Dig a hole in the road and you can leave it there as long as you like, as long as you put up a barrier around it and make it look important. This has been here on Princess Street for weeks. Not often under such portentous skies, though.
Autumn has hit in Manchester too, of course. These steps are to be found on Princess Street, as one arrives in Manchester city centre on the walk back from work (my walk, anyway). I think of them as the wonky steps because they are, aren’t they? Why those slopes or mini-ramps are present I have no idea. Accessibility-wise they would only take, say, a pram or bike up to the first platform, with three-quarters of the steps left to go after that. Maybe the builders were just having a creative moment back in the 1970s.
In Manchester, at some point in most weeks in the autumn there will be an influx of visitors from some European place or other, because either United or City will be at home in the Champions League — or lately, if it’s United, some lesser competition, but they did make the CL this time round. Today it was the fans of FC København (or Copenhagen if you like). They seemed an agreeable enough bunch, but didn’t see a win: United took the game 1-0.
The guy’s still asleep, it seems.

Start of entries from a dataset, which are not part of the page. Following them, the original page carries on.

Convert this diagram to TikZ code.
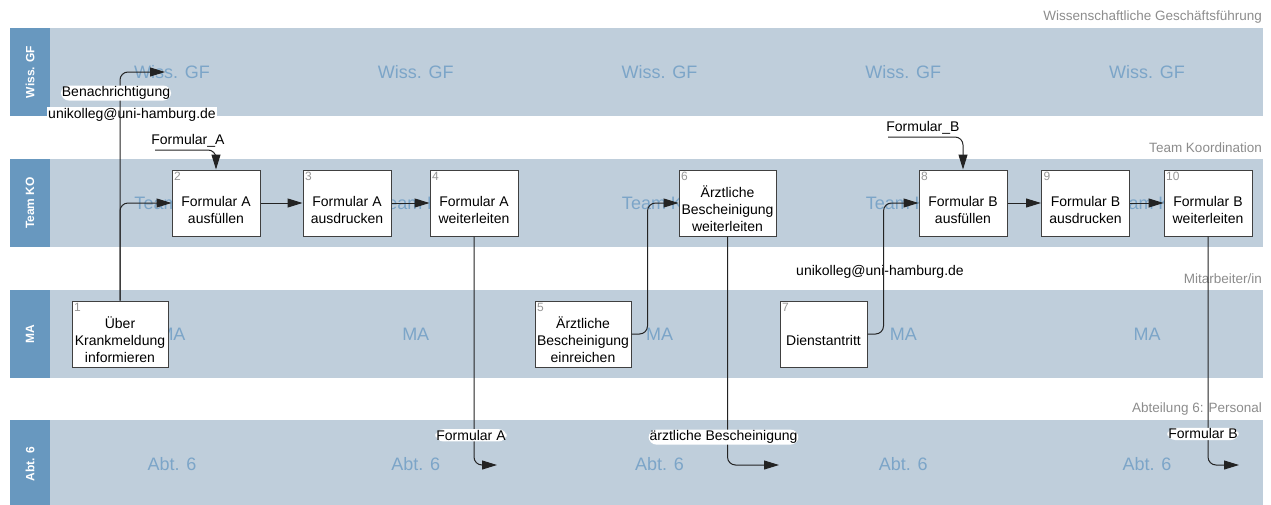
\documentclass[tikz,border=0pt]{standalone}
\usepackage{fontspec}
\setmainfont{Liberation Sans}
\usetikzlibrary{arrows.meta, positioning, calc}
\definecolor{lanebg}{RGB}{191, 206, 219}
\definecolor{lanehead}{RGB}{104, 152, 191}
\definecolor{lanemark}{RGB}{124, 165, 200}
\definecolor{lanetitle}{RGB}{140, 140, 140}
\definecolor{tasknum}{RGB}{150, 150, 150}
\definecolor{flowline}{RGB}{35, 35, 35}
% extra room above the first line, for the task number
\newcommand{\taskgap}{\rule{0pt}{24pt}}

\begin{document}
\begin{tikzpicture}[
  x=1pt, y=-1pt,
  every node/.style={font=\fontsize{14}{17}\selectfont, align=center},
  task/.style={draw=black!75, line width=1pt, fill=white, minimum width=88pt, minimum height=66pt,
    inner xsep=2pt, inner ysep=0pt},
  tasknr/.style={anchor=north west, font=\fontsize{12}{12}\selectfont, text=tasknum, inner sep=2.5pt},
  flowlabel/.style={fill=white, inner sep=1pt},
  lanehd/.style={rotate=90, text=white, font=\bfseries\fontsize{12}{12}\selectfont},
  lanewm/.style={text=lanemark, font=\fontsize{18}{18}\selectfont},
  lanettl/.style={anchor=east, text=lanetitle, font=\fontsize{13.5}{13.5}\selectfont, inner sep=0pt},
  flow/.style={-{Triangle[length=15pt, width=9pt]}, line width=1pt, draw=flowline, rounded corners=8pt}
]
  \useasboundingbox (0,0) rectangle (1271,504);

  % Lanes
  \foreach \top/\name/\ttl [count=\i] in {28/Wiss. GF/Wissenschaftliche Geschäftsführung,
      159/Team KO/Team Koordination, 290/MA/{Mitarbeiter/in}, 420/Abt. 6/Abteilung 6: Personal} {
    \fill[lanebg] (50,\top) rectangle (1263,{\top+88});
    \fill[lanehead] (10,\top) rectangle (50,{\top+88});
    \node[lanehd] (head\i) at (30,{\top+44}) {\name};
    \node[lanettl] (title\i) at (1262,{\top-11}) {\ttl};
    \foreach \k in {0,...,4}
      \node[lanewm] (wm\i\k) at ({172+243.75*\k},{\top+44}) {\name};
  }

  % Mail labels (lines run over them)
  \node[flowlabel] (mail1) at (132,115) {unikolleg@uni-hamburg.de};
  \node[flowlabel] (mail2) at (880,272) {unikolleg@uni-hamburg.de};

  % Tasks
  \node[task, minimum width=96pt, label={[tasknr]north west:1}] (t1) at (120,334) {\taskgap Über\\Krankmeldung\\informieren};
  \node[task, label={[tasknr]north west:2}] (t2) at (216,203) {\taskgap Formular A\\ausfüllen};
  \node[task, label={[tasknr]north west:3}] (t3) at (347,203) {\taskgap Formular A\\ausdrucken};
  \node[task, label={[tasknr]north west:4}] (t4) at (474,203) {\taskgap Formular A\\weiterleiten};
  \node[task, minimum width=96pt, label={[tasknr]north west:5}] (t5) at (583,334) {\taskgap Ärztliche\\Bescheinigung\\einreichen};
  \node[task, minimum width=97pt, label={[tasknr]north west:6}] (t6) at (727.5,203) {\taskgap Ärztliche\\Bescheinigung\\weiterleiten};
  \node[task, minimum width=87pt, label={[tasknr]north west:7}] (t7) at (823.5,334) {\taskgap Dienstantritt};
  \node[task, label={[tasknr]north west:8}] (t8) at (963,203) {\taskgap Formular B\\ausfüllen};
  \node[task, label={[tasknr]north west:9}] (t9) at (1085.5,203) {\taskgap Formular B\\ausdrucken};
  \node[task, label={[tasknr]north west:10}] (t10) at (1208,203) {\taskgap Formular B\\weiterleiten};

  % Free ends
  \coordinate (gf) at (165,72);
  \coordinate (fa) at (155,150);
  \coordinate (fb) at (888,137);
  \coordinate (abt1) at (497,465);
  \coordinate (abt2) at (779,465);
  \coordinate (abt3) at (1239,465);

  % Flow
  \draw[flow] (t1.north) |- node[flowlabel, pos=0.454, xshift=-4pt] (note) {Benachrichtigung} (gf);
  \draw[flow] (t1.north) |- (t2.west);
  \draw[flow] (fa) -| node[above, pos=0.27, inner sep=2pt] (falbl) {Formular\_A} (t2.north);
  \draw[flow] (t2) -- (t3);
  \draw[flow] (t3) -- (t4);
  \draw[flow] (t4.south) |- node[flowlabel, pos=0.435, xshift=-3pt] (abtlbl1) {Formular A} (abt1);
  \draw[flow] (t5.east) -- ++(16,0) |- (t6.west);
  \draw[flow] (t6.south) |- node[flowlabel, pos=0.439, xshift=-4pt] (abtlbl2) {ärztliche Bescheinigung} (abt2);
  \draw[flow] (t7.east) -- ++(16,0) |- (t8.west);
  \draw[flow] (fb) -| node[above, pos=0.233, inner sep=2pt] (fblbl) {Formular\_B} (t8.north);
  \draw[flow] (t8) -- (t9);
  \draw[flow] (t9) -- (t10);
  \draw[flow] (t10.south) |- node[flowlabel, pos=0.432, xshift=-5pt] (abtlbl3) {Formular B} (abt3);

\end{tikzpicture}
\end{document}
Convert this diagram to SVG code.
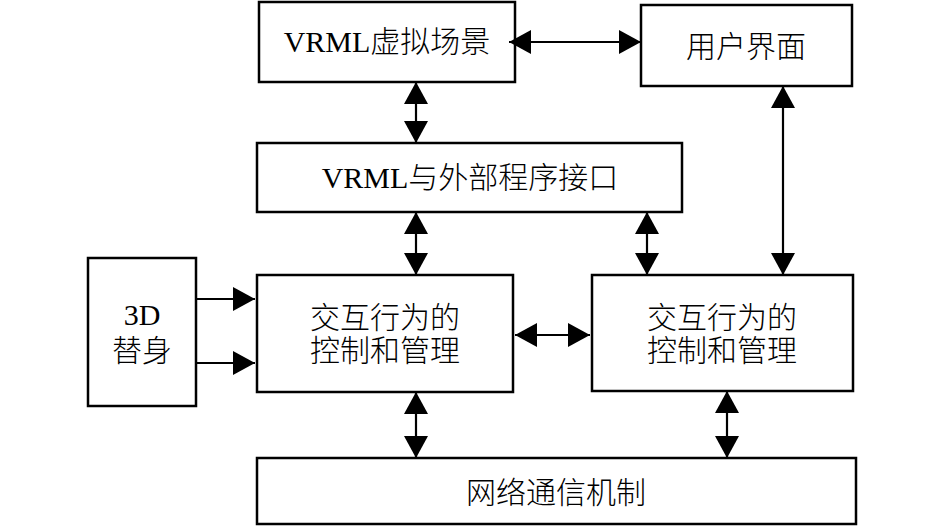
<svg xmlns="http://www.w3.org/2000/svg" width="945" height="527" viewBox="0 0 945 527">
<style>
.box{fill:#fff;stroke:#000;stroke-width:2.5}
.t{font-family:"Liberation Serif","Noto Sans CJK SC",serif;font-size:30px;font-weight:300;fill:#000;text-anchor:middle}
.c{stroke:#000;stroke-width:2.2;fill:none}
</style>
<defs>
<marker id="ah" markerUnits="userSpaceOnUse" markerWidth="22" markerHeight="24" refX="22" refY="12" orient="auto-start-reverse" viewBox="0 0 22 24">
<path d="M0,0 L22,12 L0,24 z" fill="#000"/>
</marker>
</defs>
<rect width="945" height="527" fill="#fff"/>
<g id="scene"><rect class="box" x="259" y="2" width="256" height="80"/><text class="t" x="387" y="52">VRML虚拟场景</text></g>
<g id="ui"><rect class="box" x="641" y="5" width="211" height="81"/><text class="t" x="746" y="57">用户界面</text></g>
<g id="iface"><rect class="box" x="257" y="143" width="425" height="69"/><text class="t" x="470" y="188">VRML与外部程序接口</text></g>
<g id="avatar"><rect class="box" x="88" y="258" width="108" height="148"/><text class="t" x="142" y="325">3D</text><text class="t" x="142" y="361">替身</text></g>
<g id="ctrl1"><rect class="box" x="257" y="275" width="256" height="117"/><text class="t" x="385" y="328">交互行为的</text><text class="t" x="385" y="361">控制和管理</text></g>
<g id="ctrl2"><rect class="box" x="592" y="275" width="261" height="116"/><text class="t" x="722" y="328">交互行为的</text><text class="t" x="722" y="361">控制和管理</text></g>
<g id="net"><rect class="box" x="257" y="458" width="599" height="66"/><text class="t" x="556" y="503">网络通信机制</text></g>
<g id="connectors" class="c">
<line x1="509" y1="42" x2="641" y2="42" marker-start="url(#ah)" marker-end="url(#ah)"/>
<line x1="416" y1="82" x2="416" y2="143" marker-start="url(#ah)" marker-end="url(#ah)"/>
<line x1="416" y1="212" x2="416" y2="275" marker-start="url(#ah)" marker-end="url(#ah)"/>
<line x1="647" y1="212" x2="647" y2="275" marker-start="url(#ah)" marker-end="url(#ah)"/>
<line x1="783" y1="86" x2="783" y2="275" marker-start="url(#ah)" marker-end="url(#ah)"/>
<line x1="196" y1="299" x2="255" y2="299" marker-end="url(#ah)"/>
<line x1="196" y1="363" x2="255" y2="363" marker-end="url(#ah)"/>
<line x1="515" y1="335" x2="590" y2="335" marker-start="url(#ah)" marker-end="url(#ah)"/>
<line x1="416" y1="392" x2="416" y2="458" marker-start="url(#ah)" marker-end="url(#ah)"/>
<line x1="727" y1="391" x2="727" y2="458" marker-start="url(#ah)" marker-end="url(#ah)"/>
</g>
</svg>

Quite a few of the doors of premises on Cross Street, if they haven’t been opened by this time in the morning, are occupied by rough sleepers most days.
Photographically this was one where I was planning for someone to walk past. The coffee cup’s usefully placed too.

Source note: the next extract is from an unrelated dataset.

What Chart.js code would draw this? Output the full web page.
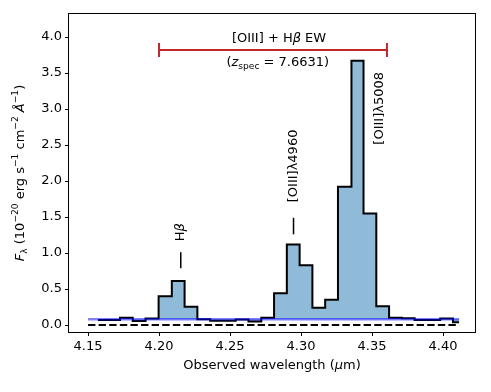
<!DOCTYPE html>
<html>
<head>
<meta charset="utf-8">
<script src="https://cdn.jsdelivr.net/npm/chart.js@4"></script>
<style>
  body { margin: 0; background: #fff; }
  canvas { display: block; }
</style>
</head>
<body>
<canvas id="spec" width="491" height="392"></canvas>
<script>
// bin edges (um) and flux per bin (1e-20 erg/s/cm2/A)
const binEdges = [4.157, 4.1725, 4.1815, 4.1905, 4.1997, 4.209, 4.218, 4.227, 4.236, 4.245,
  4.254, 4.263, 4.272, 4.281, 4.290, 4.299, 4.308, 4.317, 4.326, 4.3355, 4.344, 4.353, 4.362,
  4.371, 4.380, 4.389, 4.398, 4.407, 4.4113];
const flux = [0.07, 0.10, 0.055, 0.09, 0.40, 0.61, 0.255, 0.08, 0.06, 0.06, 0.075, 0.05, 0.10,
  0.44, 1.12, 0.83, 0.24, 0.35, 1.92, 3.67, 1.55, 0.26, 0.10, 0.095, 0.07, 0.07, 0.09, 0.04];
const contX = [4.15, 4.4113];
const contY = [0.08, 0.08];
const zeroY = [0, 0];
const xTicks = [4.15, 4.20, 4.25, 4.30, 4.35, 4.40];
const yTicks = [0, 0.5, 1, 1.5, 2, 2.5, 3, 3.5, 4];
const ewRange = [4.20, 4.3605];
const ewLevel = 3.82;
const lines = [
  { name: 'Hβ', x: 4.2153, labelY: 1.29, tick: [0.79, 1.01] },
  { name: '[OIII]λ4960', x: 4.2947, labelY: 2.21, tick: [1.26, 1.49] },
  { name: '[OIII]λ5008', x: 4.3553, labelY: 3.01, tick: null }
];

const FONT = 'DejaVu Sans';

const stepPts = flux.map((v, i) => ({ x: binEdges[i], y: v }));
stepPts.push({ x: binEdges[binEdges.length - 1], y: flux[flux.length - 1] });

// draws runs of mixed text (normal / italic / sup / sub) centred at 0,0
function drawRuns(ctx, runs, size) {
  const parts = runs.map(r => {
    const small = r.s === 'sup' || r.s === 'sub';
    const fs = small ? size * 0.7 : size;
    const font = (r.s === 'i' ? 'italic ' : '') + fs + 'px "' + FONT + '"';
    ctx.font = font;
    return { t: r.t, font, w: ctx.measureText(r.t).width,
      dy: r.s === 'sup' ? -size * 0.42 : r.s === 'sub' ? size * 0.25 : 0 };
  });
  const total = parts.reduce((a, p) => a + p.w, 0);
  let x = -total / 2;
  ctx.textBaseline = 'middle';
  ctx.textAlign = 'left';
  parts.forEach(p => {
    ctx.font = p.font;
    ctx.fillText(p.t, x, p.dy);
    x += p.w;
  });
}

const extras = {
  id: 'extras',
  afterDatasetsDraw(chart) {
    const { ctx, chartArea: a, scales: { x, y } } = chart;
    ctx.save();
    ctx.fillStyle = '#000';
    ctx.strokeStyle = '#000';

    // EW bar
    const x0 = x.getPixelForValue(ewRange[0]), x1 = x.getPixelForValue(ewRange[1]);
    const yb = y.getPixelForValue(ewLevel);
    ctx.strokeStyle = '#c0282d';
    ctx.lineWidth = 2;
    ctx.beginPath();
    ctx.moveTo(x0, yb); ctx.lineTo(x1, yb);
    ctx.moveTo(x0, yb - 7); ctx.lineTo(x0, yb + 7);
    ctx.moveTo(x1, yb - 7); ctx.lineTo(x1, yb + 7);
    ctx.stroke();

    ctx.save();
    ctx.translate(x.getPixelForValue(4.2845), y.getPixelForValue(3.98));
    drawRuns(ctx, [{ t: '[OIII] + H', s: 'n' }, { t: 'β', s: 'i' }, { t: ' EW', s: 'n' }], 13);
    ctx.restore();
    ctx.save();
    ctx.translate(x.getPixelForValue(4.2836), y.getPixelForValue(3.64));
    drawRuns(ctx, [{ t: '(', s: 'n' }, { t: 'z', s: 'i' }, { t: 'spec', s: 'sub' }, { t: ' = 7.6631)', s: 'n' }], 13);
    ctx.restore();

    // line labels
    ctx.strokeStyle = '#000';
    ctx.lineWidth = 1.5;
    lines.forEach(l => {
      const px = x.getPixelForValue(l.x);
      if (l.tick) {
        ctx.beginPath();
        ctx.moveTo(px, y.getPixelForValue(l.tick[0]));
        ctx.lineTo(px, y.getPixelForValue(l.tick[1]));
        ctx.stroke();
      }
      ctx.save();
      ctx.translate(px, y.getPixelForValue(l.labelY));
      ctx.rotate(-Math.PI / 2);
      if (l.name === 'Hβ') {
        drawRuns(ctx, [{ t: 'H', s: 'n' }, { t: 'β', s: 'i' }], 13);
      } else {
        drawRuns(ctx, [{ t: l.name, s: 'n' }], 13);
      }
      ctx.restore();
    });

    // spines
    ctx.strokeStyle = '#000';
    ctx.lineWidth = 1;
    ctx.strokeRect(Math.round(a.left) - 0.5, Math.round(a.top) - 0.5,
      Math.round(a.right - a.left) + 1, Math.round(a.bottom - a.top) + 1);

    // axis titles
    ctx.save();
    ctx.translate((a.left + a.right) / 2, 366);
    drawRuns(ctx, [{ t: 'Observed wavelength (', s: 'n' }, { t: 'μ', s: 'i' }, { t: 'm)', s: 'n' }], 13);
    ctx.restore();
    ctx.save();
    ctx.translate(21, (a.top + a.bottom) / 2);
    ctx.rotate(-Math.PI / 2);
    drawRuns(ctx, [
      { t: 'F', s: 'i' }, { t: 'λ', s: 'sub' }, { t: ' (10', s: 'n' }, { t: '−20', s: 'sup' },
      { t: ' erg s', s: 'n' }, { t: '−1', s: 'sup' }, { t: ' cm', s: 'n' }, { t: '−2', s: 'sup' },
      { t: ' ', s: 'n' }, { t: 'Å', s: 'i' }, { t: '−1', s: 'sup' }, { t: ')', s: 'n' }
    ], 13);
    ctx.restore();

    ctx.restore();
  }
};

new Chart(document.getElementById('spec'), {
  type: 'line',
  data: {
    datasets: [
      {
        data: contX.map((v, i) => ({ x: v, y: contY[i] })),
        borderColor: 'rgba(0,0,255,0.5)',
        borderWidth: 2.5,
        pointRadius: 0,
        fill: false,
        order: 0
      },
      {
        data: contX.map((v, i) => ({ x: v, y: zeroY[i] })),
        borderColor: '#000',
        borderWidth: 2,
        borderDash: [7.4, 3.2],
        pointRadius: 0,
        fill: false,
        order: 1
      },
      {
        data: stepPts,
        stepped: 'before',
        borderColor: '#000',
        borderWidth: 2,
        pointRadius: 0,
        fill: { value: contY[0] },
        backgroundColor: '#8fbbd9',
        order: 2
      }
    ]
  },
  options: {
    responsive: false,
    animation: false,
    devicePixelRatio: 1,
    layout: { padding: { top: 14, right: 16, left: 0, bottom: 0 } },
    plugins: { legend: { display: false }, tooltip: { enabled: false } },
    scales: {
      x: {
        type: 'linear',
        min: 4.1366,
        max: 4.4225,
        afterFit: s => { s.height = 60; },
        afterBuildTicks: s => { s.ticks = xTicks.map(v => ({ value: v })); },
        ticks: {
          callback: v => v.toFixed(2),
          font: { family: FONT, size: 13 },
          color: '#000',
          padding: 3,
          maxRotation: 0,
          autoSkip: false
        },
        grid: { drawOnChartArea: false, tickLength: 4, color: '#000' },
        border: { display: false }
      },
      y: {
        type: 'linear',
        min: -0.097,
        max: 4.32,
        afterFit: s => { s.width = 69; },
        afterBuildTicks: s => { s.ticks = yTicks.map(v => ({ value: v })); },
        ticks: {
          callback: v => v.toFixed(1),
          font: { family: FONT, size: 13 },
          color: '#000',
          padding: 3,
          autoSkip: false
        },
        grid: { drawOnChartArea: false, tickLength: 4, color: '#000' },
        border: { display: false }
      }
    }
  },
  plugins: [extras]
});
</script>
</body>
</html>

Seeing as the garden in question is on the roof of Big Hands, the micro-gig venue round the corner from my office — and no, I’ve never noticed them before — perhaps Roof Garden Dummies is to be the name of some emergent punk/student band, to be appearing (possibly) on a digital feed near you at some point in the second half of this decade. If I was in The Zone, I might consider founding them myself. But possibly Kraftwerk already did it.

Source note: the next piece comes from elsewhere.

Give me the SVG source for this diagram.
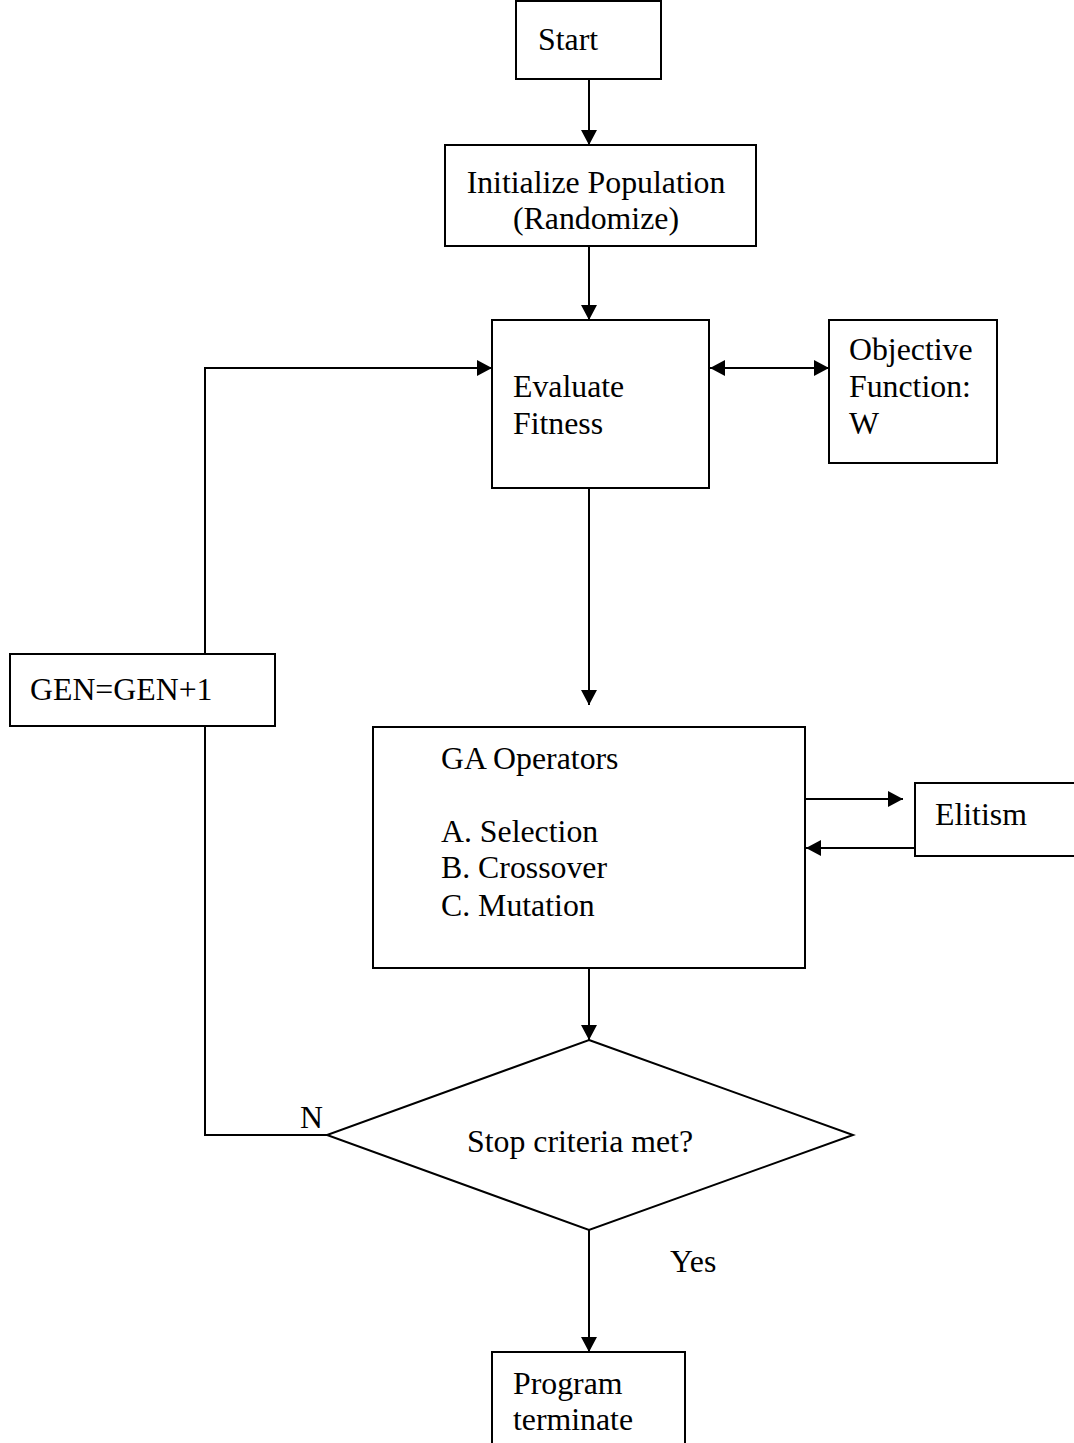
<svg xmlns="http://www.w3.org/2000/svg" width="1074" height="1443" viewBox="0 0 1074 1443">
<defs>
<style>
.box{fill:#fff;stroke:#000;stroke-width:2}
.ln{fill:none;stroke:#000;stroke-width:2}
text{font-family:"Liberation Serif","Times New Roman",serif;font-size:31.8px;fill:#000}
</style>
<marker id="ah" viewBox="0 0 15 16" refX="15" refY="8" markerWidth="15" markerHeight="16" orient="auto-start-reverse" markerUnits="userSpaceOnUse">
<path d="M0,0 L15,8 L0,16 z" fill="#000"/>
</marker>
</defs>
<rect width="1074" height="1443" fill="#fff"/>
<g id="connectors">
<line class="ln" x1="589" y1="79" x2="589" y2="145" marker-end="url(#ah)"/>
<line class="ln" x1="589" y1="246" x2="589" y2="320" marker-end="url(#ah)"/>
<line class="ln" x1="710" y1="368" x2="829" y2="368" marker-start="url(#ah)" marker-end="url(#ah)"/>
<line class="ln" x1="589" y1="488" x2="589" y2="705" marker-end="url(#ah)"/>
<line class="ln" x1="805" y1="799" x2="903" y2="799" marker-end="url(#ah)"/>
<line class="ln" x1="915" y1="848" x2="806" y2="848" marker-end="url(#ah)"/>
<line class="ln" x1="589" y1="968" x2="589" y2="1040" marker-end="url(#ah)"/>
<polyline class="ln" points="327,1135 205,1135 205,727"/>
<polyline class="ln" points="205,654 205,368 492,368" marker-end="url(#ah)"/>
<line class="ln" x1="589" y1="1230" x2="589" y2="1352" marker-end="url(#ah)"/>
</g>
<g id="start"><rect class="box" x="516" y="1" width="145" height="78"/><text x="538" y="50">Start</text></g>
<g id="init"><rect class="box" x="445" y="145" width="311" height="101"/><text x="596" y="193" text-anchor="middle">Initialize Population</text><text x="596" y="229" text-anchor="middle">(Randomize)</text></g>
<g id="evaluate"><rect class="box" x="492" y="320" width="217" height="168"/><text x="513" y="397">Evaluate</text><text x="513" y="434">Fitness</text></g>
<g id="objective"><rect class="box" x="829" y="320" width="168" height="143"/><text x="849" y="360">Objective</text><text x="849" y="397">Function:</text><text x="849" y="434">W</text></g>
<g id="gen"><rect class="box" x="10" y="654" width="265" height="72"/><text x="30" y="700">GEN=GEN+1</text></g>
<g id="ga"><rect class="box" x="373" y="727" width="432" height="241"/><text x="441" y="769">GA Operators</text><text x="441" y="842">A. Selection</text><text x="441" y="878">B. Crossover</text><text x="441" y="916">C. Mutation</text></g>
<g id="elitism"><rect class="box" x="915" y="783" width="160" height="73"/><text x="935" y="825">Elitism</text></g>
<g id="no-label"><text x="300" y="1128">N</text></g>
<g id="decision"><polygon class="box" points="589,1040 853,1135 589,1230 327,1135"/><text x="467" y="1152">Stop criteria met?</text></g>
<g id="yes-label"><text x="670" y="1272">Yes</text></g>
<g id="terminate"><rect class="box" x="492" y="1352" width="193" height="100"/><text x="513" y="1394">Program</text><text x="513" y="1430">terminate</text></g>
</svg>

No one seems able to leave any empty Manchester space empty for long. Cathedral Gardens is particularly prone to being built on by some temporary structure or other, if it’s not the ‘Davis Cup Fan Zone’ (that was last month) it’s whatever this twelve-hi-vis operation might become. Probably the ice rink; for after all, it’s nearly Christmas.
Apparently “Mood” is the gender-neutral fragrance of the season, if the large stall in the Arndale Centre, exclusively devoted to tempting us to buy it, is anything to go by. But one might advise them to be a little more subtle when it comes to pumping out the scent. By the time I had walked past I was already sick of it.
The Conservative Party can’t even do incompetence competently — and by now, they have had lots of chances to practice it. Brilliantly, some idiot lets slip that the proposed high-speed rail link to Manchester is likely to be cancelled, in the very week that the party are holding its annual conference…. in Manchester. Frankly, I am so disillusioned about there being any prospect of genuine change in the trajectory not only of this country, but the human race, that I have largely stopped caring, but let’s at least document the existence of a political opposition to these clowns: unfortunately, sticking posters to lamp-posts seems to be the extent of it.
Someone else’s art. It was nice, too — when I walked back past this on the way home (it is by the Chinese Arch in Manchester) it was finished and looked good, perhaps it will feature on here at some point in the future.